The basic process of cryptocurrency speculation on exchanges consists of asset selection, order placement, and risk management—anchored by fixed rules and tools.
Step 1: Complete account setup and security settings on Gate. Enable two-factor authentication (2FA), set withdrawal address whitelists, and create a security password to reduce the risk of account compromise.
Step 2: Choose trading pairs and methods. On Gate, spot trading is suitable for direct buying/selling; margin allows you to borrow funds to increase your position size; futures contracts let you go long or short depending on market direction. Conservative traders might use grid trading for automated “buy low, sell high” within a set price range.
Step 3: Place orders with simultaneous stop-loss and take-profit settings. A stop-loss acts as an “emergency brake” to cut losses, while a take-profit locks in gains—together they reduce emotional interference. Allocate funds so that the risk per trade is manageable and avoid overexposure in any single direction.
Note: Futures and margin trading are best suited for experienced users due to higher volatility and liquidation risks; beginners should start with small spot trades or grid strategies to practice.
There are many cryptocurrency speculation strategies; the key is to choose one that matches your personality and available time, then stick with it.
Speculation focuses on short-term price action and trade timing, while long-term investing emphasizes fundamentals and compounding returns over time. Speculation is akin to “daily tactics,” whereas investing is more like a “seasonal strategy.”
For analysis: speculators monitor sentiment, order books, and momentum; investors focus on project fundamentals, teams, and cash flow models (if available). In terms of tools: speculators often use stop-losses, futures contracts, and grid trading; investors prioritize portfolio allocation and dollar-cost averaging. Risk management also differs: speculators control per-trade risk and drawdowns; investors diversify portfolios and manage investment horizons.
Cryptocurrency speculation faces three types of risk: market risk (violent swings or liquidity crunches), tool risk (forced liquidation in leveraged/futures products), and operational risk (chasing rallies, overtrading, or neglecting account security).
Account security is fundamental. Always enable two-factor authentication (2FA), withdrawal address whitelists, and a security password on Gate; regularly check your login devices. Be cautious with unknown links or phishing sites—never enter your private keys or verification codes on untrusted devices.
When using DeFi (decentralized finance), be aware of smart contract vulnerabilities and permission risks. DeFi operates like an unattended vending machine—software errors or attacks can lead to asset losses.
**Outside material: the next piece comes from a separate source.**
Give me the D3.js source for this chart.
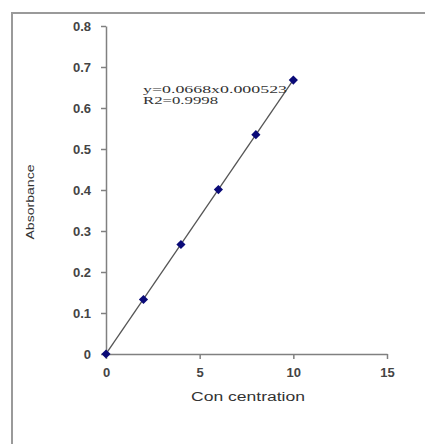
<!DOCTYPE html>
<html>
<head>
<meta charset="utf-8">
<script src="https://cdn.jsdelivr.net/npm/d3@7"></script>
<style>
  body { margin: 0; background: #fff; }
  svg { display: block; }
</style>
</head>
<body>
<div id="chart"></div>
<script>
// Data
const concentration = [0, 2, 4, 6, 8, 10];
const absorbance = [0, 0.133, 0.267, 0.401, 0.535, 0.668];
const xTicks = [0, 5, 10, 15];
const yTicks = [0, 0.1, 0.2, 0.3, 0.4, 0.5, 0.6, 0.7, 0.8];
const slope = 0.0668, intercept = 0.000523;
const eqText = ["y=0.0668x0.000523", "R2=0.9998"];

const W = 425, H = 444;
const margin = { top: 26, left: 106 };
const width = 281, height = 328;

const svg = d3.select("#chart").append("svg")
    .attr("width", W)
    .attr("height", H);

// outer frame (runs off the right and bottom edge)
svg.append("rect")
    .attr("x", 12).attr("y", 13)
    .attr("width", 440).attr("height", 450)
    .attr("fill", "none")
    .attr("stroke", "#9a9a9a")
    .attr("stroke-width", 2);

const g = svg.append("g")
    .attr("transform", `translate(${margin.left},${margin.top})`);

const x = d3.scaleLinear().domain([0, 15]).range([0, width]);
const y = d3.scaleLinear().domain([0, 0.8]).range([height, 0]);

// X axis
const xAxis = g.append("g")
    .attr("transform", `translate(0,${height})`)
    .call(d3.axisBottom(x).tickValues(xTicks).tickSize(5).tickSizeOuter(0).tickPadding(6));

// Y axis
const yAxis = g.append("g")
    .call(d3.axisLeft(y).tickValues(yTicks).tickSize(5).tickSizeOuter(0).tickPadding(10)
        .tickFormat(d => d === 0 ? "0" : d3.format(".1f")(d)));

[xAxis, yAxis].forEach(a => {
    a.select(".domain").attr("stroke", "#808080").attr("stroke-width", 1.5);
    a.selectAll(".tick line").attr("stroke", "#808080").attr("stroke-width", 1.5);
    a.selectAll(".tick text")
        .attr("fill", "#444")
        .style("font-family", "Liberation Sans, Arial, sans-serif")
        .style("font-size", "13px")
        .style("font-weight", "bold");
});
xAxis.selectAll(".tick text").attr("dy", "0.9em");

// trend line
const x0 = d3.min(concentration), x1 = d3.max(concentration);
g.append("line")
    .attr("x1", x(x0)).attr("y1", y(slope * x0 + intercept))
    .attr("x2", x(x1)).attr("y2", y(slope * x1 + intercept))
    .attr("stroke", "#555")
    .attr("stroke-width", 1.3);

// markers (diamonds)
g.selectAll(".pt")
    .data(concentration)
    .join("path")
    .attr("class", "pt")
    .attr("d", d3.symbol(d3.symbolSquare, 42))
    .attr("transform", (d, i) => `translate(${x(d)},${y(absorbance[i])}) rotate(45)`)
    .attr("fill", "#0a0a78");

// equation label
g.selectAll(".eq")
    .data(eqText)
    .join("text")
    .attr("class", "eq")
    .attr("x", 143 - margin.left)
    .attr("y", (d, i) => 93 - margin.top + i * 11)
    .attr("textLength", (d, i) => i === 0 ? 144 : 75)
    .attr("lengthAdjust", "spacingAndGlyphs")
    .attr("fill", "#333")
    .style("font-family", "Liberation Serif, Times New Roman, serif")
    .style("font-size", "10px")
    .text(d => d);

// axis titles
svg.append("text")
    .attr("x", 248).attr("y", 401)
    .attr("text-anchor", "middle")
    .attr("textLength", 114)
    .attr("lengthAdjust", "spacingAndGlyphs")
    .attr("fill", "#333")
    .style("font-family", "Liberation Sans, Arial, sans-serif")
    .style("font-size", "12px")
    .text("Con centration");

svg.append("text")
    .attr("transform", "translate(34,202) rotate(-90)")
    .attr("text-anchor", "middle")
    .attr("textLength", 75)
    .attr("lengthAdjust", "spacingAndGlyphs")
    .attr("fill", "#333")
    .style("font-family", "Liberation Sans, Arial, sans-serif")
    .style("font-size", "10px")
    .text("Absorbance");
</script>
</body>
</html>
For any transaction involving funds, always start small and assess risks first.
Key data points and tools for cryptocurrency speculation include order book depth, trading volume, funding rates, and on-chain metrics—all useful for gauging sentiment, liquidity, and risk.
Funding rates represent the cost of holding long or short positions in derivatives—like “rental fees.” When rates become extreme, it often signals overcrowding in one direction.
On Gate you can track:
Key tip: Turn data into actionable “if…then…” rules (e.g., “If funding rate is very high and price is flat, reduce position size until a correction occurs”).
Crypto speculation cycles often align with industry narratives and major asset events. Historically, during “bull market narratives,” capital activity rises and volatility expands; during “bear market purges,” sector rotation slows down as liquidity contracts.
Many traders pay attention to cycles related to Bitcoin—for example, after major supply events, shifts in risk appetite or capital flows may trigger temporary trends. However, these patterns are not guarantees; speculators must rely on position sizing and stop-loss discipline to manage uncertainty.
The essence of cryptocurrency speculation is disciplined rule-based trading aimed at capturing gains from volatility. Understanding what drives market swings, choosing strategies that fit your profile, formalizing stop-losses and position sizing into written rules—and enforcing them with exchange tools—are crucial for long-term stability. Always put risk management first: account security, tool limits, and fund allocation mistakes can negate all progress. Start small with structured approaches and regular reviews—this is more reliable than blindly chasing trends.
Cryptocurrency speculation refers to trading digital assets with the goal of profiting from price differences. Unlike long-term holding strategies, speculators focus on short-term market moves—buying low and selling high within shorter timeframes. This approach carries higher risks and requires strong market analysis skills as well as the ability to tolerate volatility.
Investing targets long-term value appreciation with holding periods measured in months or years; speculation seeks gains from short-term price fluctuations with holding periods of days or even hours. Speculation demands sharper market awareness for real-time monitoring and swift decision-making; investing relies more on fundamental analysis and patience.
First, register an account on Gate and complete identity verification. Deposit fiat currency or transfer in crypto assets. Enter the spot trading section to select your trading pair; set buy or sell prices before placing orders. Beginners should start with small amounts to experience market volatility firsthand—gradually increasing trade size as they learn technical analysis and risk management.
Major risks include rapid losses from extreme price swings; potential liquidation when using leverage; poor liquidity affecting trade execution; or making decisions based on incomplete information. Additional risks come from exchange issues or scams—always set stop-loss and take-profit orders to manage exposure.
Use technical analysis tools such as trend lines or support/resistance levels along with sentiment indicators for decision-making. Pay attention to news events but avoid herd mentality. Most importantly, create a clear trading plan with strict stop-loss/take-profit settings—and follow it consistently rather than acting on impulse.